* What the task requires *
Copy out each line exactly; pictures stay out of the copy.

* Data block *
--

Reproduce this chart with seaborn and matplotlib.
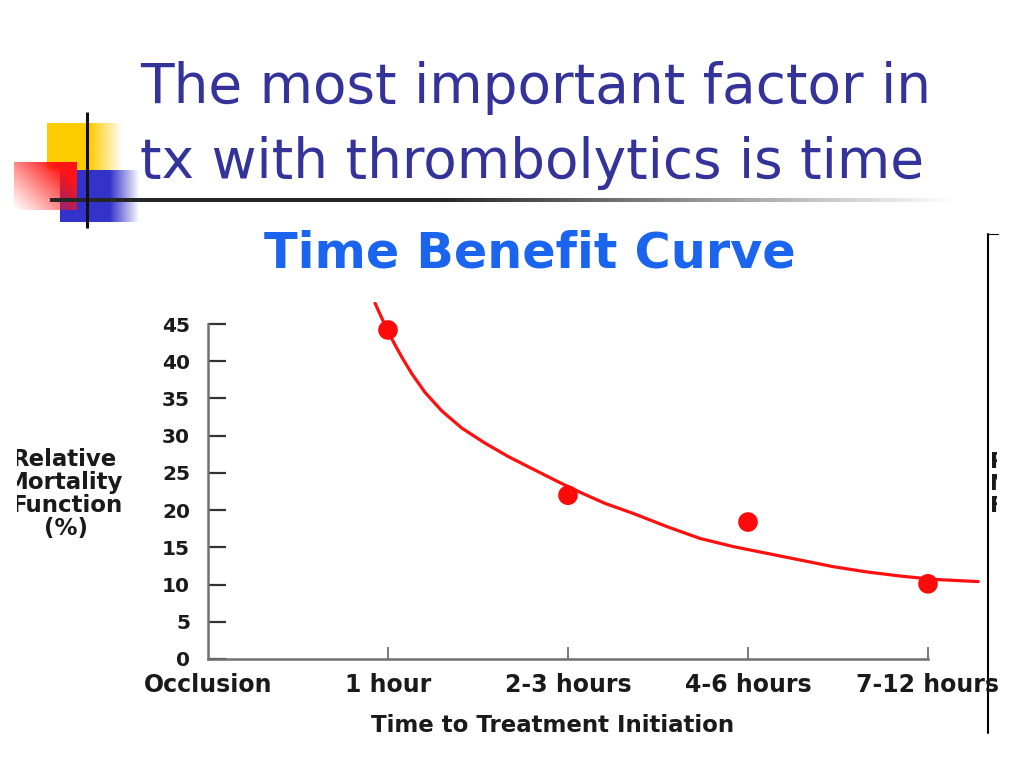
import numpy as np
import matplotlib
matplotlib.use('Agg')
import matplotlib.pyplot as plt
from matplotlib.transforms import Bbox
import seaborn as sns

# data
categories = ['Occlusion', '1 hour', '2-3 hours', '4-6 hours', '7-12 hours']
point_x = [1, 2, 3, 4]
point_y = [44.2, 22.0, 18.4, 10.1]

# fitted curve, traced by eye
curve_x = [0.928, 0.956, 1.0, 1.039, 1.078, 1.133, 1.206, 1.3, 1.411,
           1.539, 1.668, 1.798, 1.946, 2.076, 2.206, 2.363, 2.548,
           2.733, 2.918, 3.104, 3.289, 3.474, 3.659, 3.844, 4.029, 4.279]
curve_y = [47.8, 46.3, 44.0, 42.2, 40.5, 38.3, 35.8, 33.3, 31.0,
           29.0, 27.2, 25.6, 23.8, 22.3, 20.9, 19.55, 17.8,
           16.2, 15.1, 14.2, 13.3, 12.4, 11.7, 11.15, 10.7, 10.4]

y_ticks = [0, 5, 10, 15, 20, 25, 30, 35, 40, 45]
ylabel_lines = ['Relative', 'Mortality', 'Function', '(%)']

sns.set_style('white')
plt.rcParams['font.family'] = ['DejaVu Sans']

W, H = 1024, 768
fig = plt.figure(figsize=(W / 100, H / 100), dpi=100)

# slide decoration layer, pixel coords
ov = fig.add_axes([0, 0, 1, 1], zorder=0)
ov.axis('off')


def grad_rect(x0, x1, y0, y1, rgb, alpha):
    img = np.zeros(alpha.shape + (4,))
    img[..., :3] = rgb
    img[..., 3] = alpha
    ov.imshow(img, extent=(x0, x1, y1, y0), origin='upper', aspect='auto',
              interpolation='bilinear')


n = 100
u = np.linspace(0, 1, n)
# yellow square, solid then fading right
a = np.clip((123 - (47 + u * 76)) / 33, 0, 1)
grad_rect(47, 123, 123, 170, (1, 0.8, 0), np.tile(a, (n, 1)))
# blue block
a = np.clip((140 - (60 + u * 80)) / 30, 0, 1)
grad_rect(60, 140, 170, 222, (0.2, 0.2, 0.8), np.tile(a, (n, 1)))
# red block, diagonal fade
uu, vv = np.meshgrid(u, u)
a = np.clip((uu * 0.7 + (1 - vv) * 0.55) ** 1.1, 0, 1)
grad_rect(14, 77, 162, 210, (1, 0.08, 0.08), a)
# horizontal rule fading out
a = np.clip((960 - (50 + u * 910)) / 520, 0, 1)
grad_rect(50, 960, 198, 202, (0.15, 0.15, 0.15), np.tile(a, (n, 1)))
ov.plot([87, 87], [112, 228], color='#111111', lw=2.2, solid_capstyle='butt')
# right edge of a second copy of the chart
ov.plot([988, 988], [234, 733], color='black', lw=1.5)
ov.plot([988, 998], [234, 234], color='black', lw=0.8)
ov.set_xlim(0, W)
ov.set_ylim(H, 0)

# slide title
fig.text(140 / W, 1 - 103 / H, 'The most important factor in', fontsize=39.5,
         color='#333399', va='baseline', ha='left')
fig.text(140 / W, 1 - 178 / H, 'tx with thrombolytics is time', fontsize=39.5,
         color='#333399', va='baseline', ha='left')

# chart
ax = fig.add_axes([208 / W, (H - 659) / H, 792 / W, 357.3 / H], zorder=1)
ax.patch.set_alpha(0)
sns.lineplot(x=curve_x, y=curve_y, color='#ff1010', lw=2.3, sort=False, ax=ax)
sns.scatterplot(x=point_x, y=point_y, color='#ff0a0a', s=200, edgecolor='none',
                ax=ax, zorder=3)
ax.set_xlim(0, 4.4)
ax.set_ylim(0, 48)
for side in ['top', 'right']:
    ax.spines[side].set_visible(False)
for side in ['left', 'bottom']:
    ax.spines[side].set_color('#707070')
    ax.spines[side].set_linewidth(1.8)
ax.spines['left'].set_bounds(0, 45)
ax.spines['bottom'].set_bounds(0, 4)

ax.set_yticks(y_ticks)
ax.set_yticklabels([str(t) for t in y_ticks], fontsize=14.5, fontweight='bold',
                   color='#1a1a1a')
ax.set_xticks(range(len(categories)))
ax.set_xticklabels(categories, fontsize=17, fontweight='bold', color='#1a1a1a')
ax.tick_params(axis='y', direction='in', length=13, width=1.6, color='#333333',
               pad=13, left=True)
ax.tick_params(axis='x', direction='in', length=8.5, width=1.3, color='#707070',
               pad=10, bottom=True)
ax.xaxis.get_major_ticks()[0].tick1line.set_visible(False)
ax.set_xlabel('')
ax.set_ylabel('')

# chart title and axis labels
fig.text(530 / W, 1 - 268 / H, 'Time Benefit Curve', fontsize=35.5,
         fontweight='bold', color='#1a64f0', ha='center', va='baseline')
fig.text(553 / W, 1 - 725 / H, 'Time to Treatment Initiation', fontsize=16.5,
         fontweight='bold', color='#1a1a1a', ha='center', va='center')

left_clip = Bbox.from_extents(17, 0, W, H)
right_clip = Bbox.from_extents(0, 0, 997, H)
label_cx = [64, 65, 68, 66]
for i, line in enumerate(ylabel_lines):
    yc = 1 - (459 + 23 * i) / H
    t = fig.text(label_cx[i] / W, yc, line, fontsize=16.5, fontweight='bold',
                 color='#1a1a1a', ha='center', va='center')
    t.set_clip_box(left_clip)
    t.set_clip_on(True)
    if i < 3:
        # only the first letters peek out on the right edge
        t2 = fig.text(990 / W, 1 - (462 + 22 * i) / H, line[0], fontsize=15.8,
                      fontweight='bold', color='#1a1a1a', ha='left',
                      va='center')
        t2.set_clip_box(right_clip)
        t2.set_clip_on(True)

plt.savefig('out.png', dpi=100)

--

* Result of the exercise *
Reproduce this chart with seaborn and matplotlib.
import numpy as np
import matplotlib
matplotlib.use('Agg')
import matplotlib.pyplot as plt
from matplotlib.transforms import Bbox
import seaborn as sns

# data
categories = ['Occlusion', '1 hour', '2-3 hours', '4-6 hours', '7-12 hours']
point_x = [1, 2, 3, 4]
point_y = [44.2, 22.0, 18.4, 10.1]

# fitted curve, traced by eye
curve_x = [0.928, 0.956, 1.0, 1.039, 1.078, 1.133, 1.206, 1.3, 1.411,
           1.539, 1.668, 1.798, 1.946, 2.076, 2.206, 2.363, 2.548,
           2.733, 2.918, 3.104, 3.289, 3.474, 3.659, 3.844, 4.029, 4.279]
curve_y = [47.8, 46.3, 44.0, 42.2, 40.5, 38.3, 35.8, 33.3, 31.0,
           29.0, 27.2, 25.6, 23.8, 22.3, 20.9, 19.55, 17.8,
           16.2, 15.1, 14.2, 13.3, 12.4, 11.7, 11.15, 10.7, 10.4]

y_ticks = [0, 5, 10, 15, 20, 25, 30, 35, 40, 45]
ylabel_lines = ['Relative', 'Mortality', 'Function', '(%)']

sns.set_style('white')
plt.rcParams['font.family'] = ['DejaVu Sans']

W, H = 1024, 768
fig = plt.figure(figsize=(W / 100, H / 100), dpi=100)

# slide decoration layer, pixel coords
ov = fig.add_axes([0, 0, 1, 1], zorder=0)
ov.axis('off')


def grad_rect(x0, x1, y0, y1, rgb, alpha):
    img = np.zeros(alpha.shape + (4,))
    img[..., :3] = rgb
    img[..., 3] = alpha
    ov.imshow(img, extent=(x0, x1, y1, y0), origin='upper', aspect='auto',
              interpolation='bilinear')


n = 100
u = np.linspace(0, 1, n)
# yellow square, solid then fading right
a = np.clip((123 - (47 + u * 76)) / 33, 0, 1)
grad_rect(47, 123, 123, 170, (1, 0.8, 0), np.tile(a, (n, 1)))
# blue block
a = np.clip((140 - (60 + u * 80)) / 30, 0, 1)
grad_rect(60, 140, 170, 222, (0.2, 0.2, 0.8), np.tile(a, (n, 1)))
# red block, diagonal fade
uu, vv = np.meshgrid(u, u)
a = np.clip((uu * 0.7 + (1 - vv) * 0.55) ** 1.1, 0, 1)
grad_rect(14, 77, 162, 210, (1, 0.08, 0.08), a)
# horizontal rule fading out
a = np.clip((960 - (50 + u * 910)) / 520, 0, 1)
grad_rect(50, 960, 198, 202, (0.15, 0.15, 0.15), np.tile(a, (n, 1)))
ov.plot([87, 87], [112, 228], color='#111111', lw=2.2, solid_capstyle='butt')
# right edge of a second copy of the chart
ov.plot([988, 988], [234, 733], color='black', lw=1.5)
ov.plot([988, 998], [234, 234], color='black', lw=0.8)
ov.set_xlim(0, W)
ov.set_ylim(H, 0)

# slide title
fig.text(140 / W, 1 - 103 / H, 'The most important factor in', fontsize=39.5,
         color='#333399', va='baseline', ha='left')
fig.text(140 / W, 1 - 178 / H, 'tx with thrombolytics is time', fontsize=39.5,
         color='#333399', va='baseline', ha='left')

# chart
ax = fig.add_axes([208 / W, (H - 659) / H, 792 / W, 357.3 / H], zorder=1)
ax.patch.set_alpha(0)
sns.lineplot(x=curve_x, y=curve_y, color='#ff1010', lw=2.3, sort=False, ax=ax)
sns.scatterplot(x=point_x, y=point_y, color='#ff0a0a', s=200, edgecolor='none',
                ax=ax, zorder=3)
ax.set_xlim(0, 4.4)
ax.set_ylim(0, 48)
for side in ['top', 'right']:
    ax.spines[side].set_visible(False)
for side in ['left', 'bottom']:
    ax.spines[side].set_color('#707070')
    ax.spines[side].set_linewidth(1.8)
ax.spines['left'].set_bounds(0, 45)
ax.spines['bottom'].set_bounds(0, 4)

ax.set_yticks(y_ticks)
ax.set_yticklabels([str(t) for t in y_ticks], fontsize=14.5, fontweight='bold',
                   color='#1a1a1a')
ax.set_xticks(range(len(categories)))
ax.set_xticklabels(categories, fontsize=17, fontweight='bold', color='#1a1a1a')
ax.tick_params(axis='y', direction='in', length=13, width=1.6, color='#333333',
               pad=13, left=True)
ax.tick_params(axis='x', direction='in', length=8.5, width=1.3, color='#707070',
               pad=10, bottom=True)
ax.xaxis.get_major_ticks()[0].tick1line.set_visible(False)
ax.set_xlabel('')
ax.set_ylabel('')

# chart title and axis labels
fig.text(530 / W, 1 - 268 / H, 'Time Benefit Curve', fontsize=35.5,
         fontweight='bold', color='#1a64f0', ha='center', va='baseline')
fig.text(553 / W, 1 - 725 / H, 'Time to Treatment Initiation', fontsize=16.5,
         fontweight='bold', color='#1a1a1a', ha='center', va='center')

left_clip = Bbox.from_extents(17, 0, W, H)
right_clip = Bbox.from_extents(0, 0, 997, H)
label_cx = [64, 65, 68, 66]
for i, line in enumerate(ylabel_lines):
    yc = 1 - (459 + 23 * i) / H
    t = fig.text(label_cx[i] / W, yc, line, fontsize=16.5, fontweight='bold',
                 color='#1a1a1a', ha='center', va='center')
    t.set_clip_box(left_clip)
    t.set_clip_on(True)
    if i < 3:
        # only the first letters peek out on the right edge
        t2 = fig.text(990 / W, 1 - (462 + 22 * i) / H, line[0], fontsize=15.8,
                      fontweight='bold', color='#1a1a1a', ha='left',
                      va='center')
        t2.set_clip_box(right_clip)
        t2.set_clip_on(True)

plt.savefig('out.png', dpi=100)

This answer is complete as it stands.